Showing posts with label dots and commas. Show all posts
Showing posts with label dots and commas. Show all posts

Monday, 11 September 2017

Testing Ministry part 2: Business

In my earlier post, I explored the idea of testing ministry in Meeting for Worship, and outlined some simple tests that I find helpful when testing ministry. I also mentioned that these were only readily applicable in simple, undirected worship, and other sorts of meeting in which we might minister need to be handled differently. In this post I will explore the most common other sort of meeting, the “Meeting for Worship for Business”, often shortened to “Business Meeting”, and known formally in Quaker faith & practice as “Meetings for Church Affairs”.
These meetings are the primary decision-making organ of Quaker bodies, from our Local and Area Business Meetings, to Britain Yearly Meeting in session, and all of the business meetings to run all sorts of other groups.
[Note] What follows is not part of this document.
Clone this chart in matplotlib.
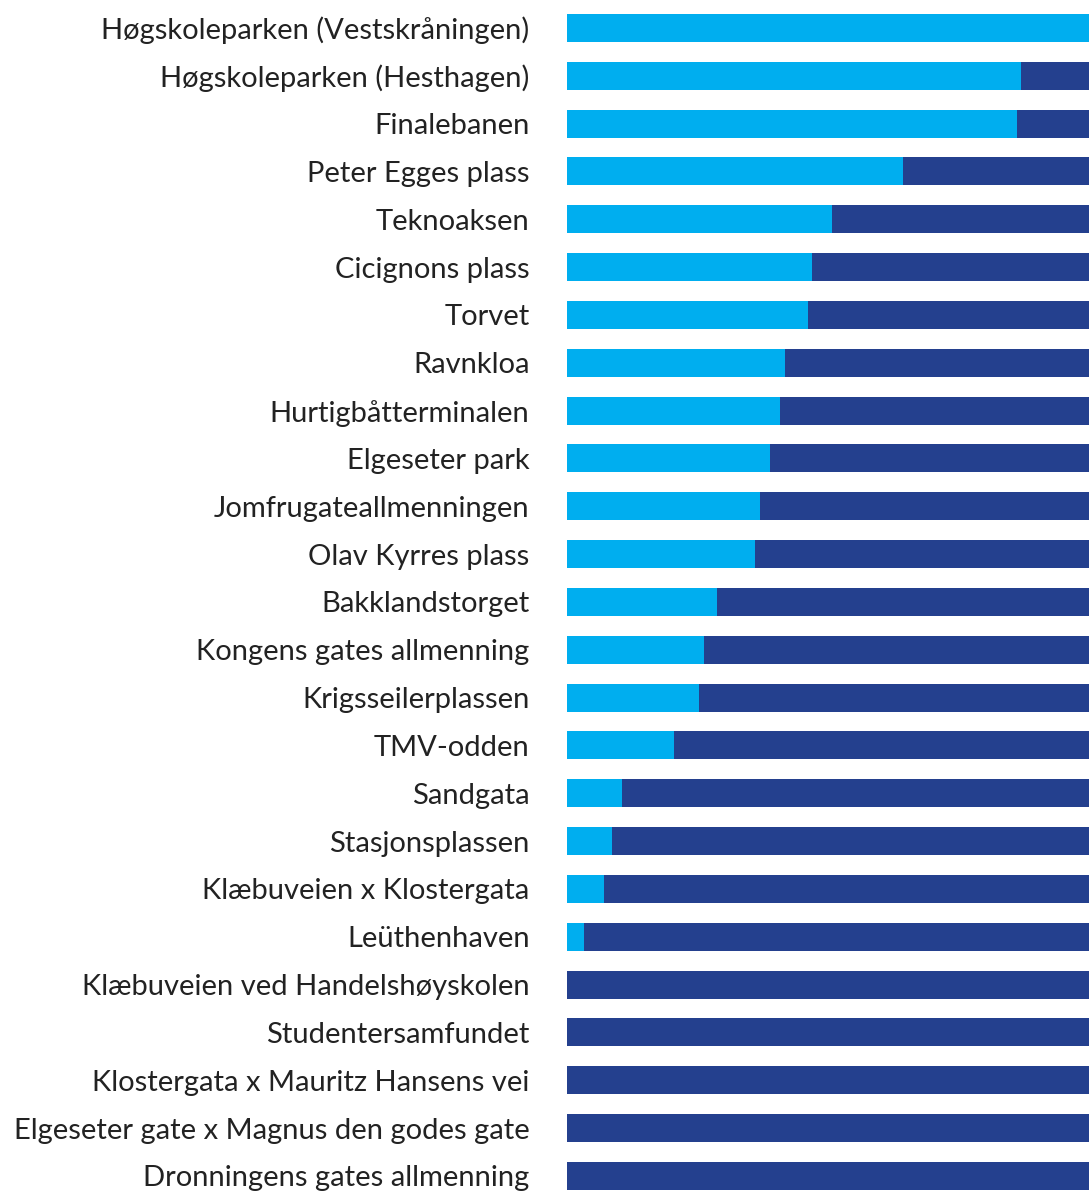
import matplotlib
matplotlib.use('Agg')
import matplotlib.pyplot as plt

# ── Data ─────────────────────────────────────────────────────
places = [
    "Høgskoleparken (Vestskråningen)",
    "Høgskoleparken (Hesthagen)",
    "Finalebanen",
    "Peter Egges plass",
    "Teknoaksen",
    "Cicignons plass",
    "Torvet",
    "Ravnkloa",
    "Hurtigbåtterminalen",
    "Elgeseter park",
    "Jomfrugateallmenningen",
    "Olav Kyrres plass",
    "Bakklandstorget",
    "Kongens gates allmenning",
    "Krigsseilerplassen",
    "TMV-odden",
    "Sandgata",
    "Stasjonsplassen",
    "Klæbuveien x Klostergata",
    "Leüthenhaven",
    "Klæbuveien ved Handelshøyskolen",
    "Studentersamfundet",
    "Klostergata x Mauritz Hansens vei",
    "Elgeseter gate x Magnus den godes gate",
    "Dronningens gates allmenning",
]

# share (%) in light blue; remainder is dark blue
share_light = [100.0, 86.9, 86.2, 64.4, 50.7, 47.0, 46.1, 41.8, 40.9, 38.8,
               37.0, 36.1, 28.8, 26.3, 25.3, 20.5, 10.6, 8.6, 7.1, 3.3,
               0.0, 0.0, 0.0, 0.0, 0.0]
share_dark = [100.0 - v for v in share_light]

LIGHT = "#00AEEF"
DARK = "#24408E"

# ── Plot ─────────────────────────────────────────────────────
W, H = 1089, 1194
fig = plt.figure(figsize=(W / 100, H / 100), dpi=100)
x0 = 567 / W
ax = fig.add_axes([x0, 0, 1 - x0, 1])

pos = list(range(len(places)))
step = 47.83
ax.barh(pos, share_light, height=28 / step, color=LIGHT)
ax.barh(pos, share_dark, left=share_light, height=28 / step, color=DARK)

ax.set_xlim(0, 100)
ax.set_ylim((H - 28) / step, -28 / step)
ax.set_yticks(pos)
ax.set_yticklabels(places, fontfamily="Lato", fontsize=21, color="#222222")
ax.tick_params(axis="y", length=0, pad=27)
ax.set_xticks([])
for s in ax.spines.values():
    s.set_visible(False)

fig.savefig("out.png", dpi=100)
It is probably helpful at this point to quickly recap the essential principles and process of the Quaker business method, though a full exploration would certainly merit a post all to itself.
So, let us take a theoretical, idealised Meeting for Worship for Business. Any given “real world” case will deviate from this, but in various different ways depending on the meeting, so the platonic version seems a good starting point. The meeting in session is a number of Friends, probably in the small dozens – to avoid any of the complications brought by a particularly large or small group. One or two Friends undertake to clerk the meeting, and sit at a table where they can see everyone. Everyone else sits arranged in such a manner to be able to see as many of the rest of the meeting as reasonably possible. The clerk introduces an item of business, a decision that needs to be taken. The clerk will introduce the business, perhaps with the help of another Friend who is familiar with the matter in question. The decision to be taken will be made clear to Friends, and all necessary information will be provided at this time, or even better in advance of the meeting (this being a point where pretty much every real world case will depart drastically from the ideal, but it is a complication that is besides the point of this post). At that point, the meeting begins discernment – a period of worship focussed on making a decision.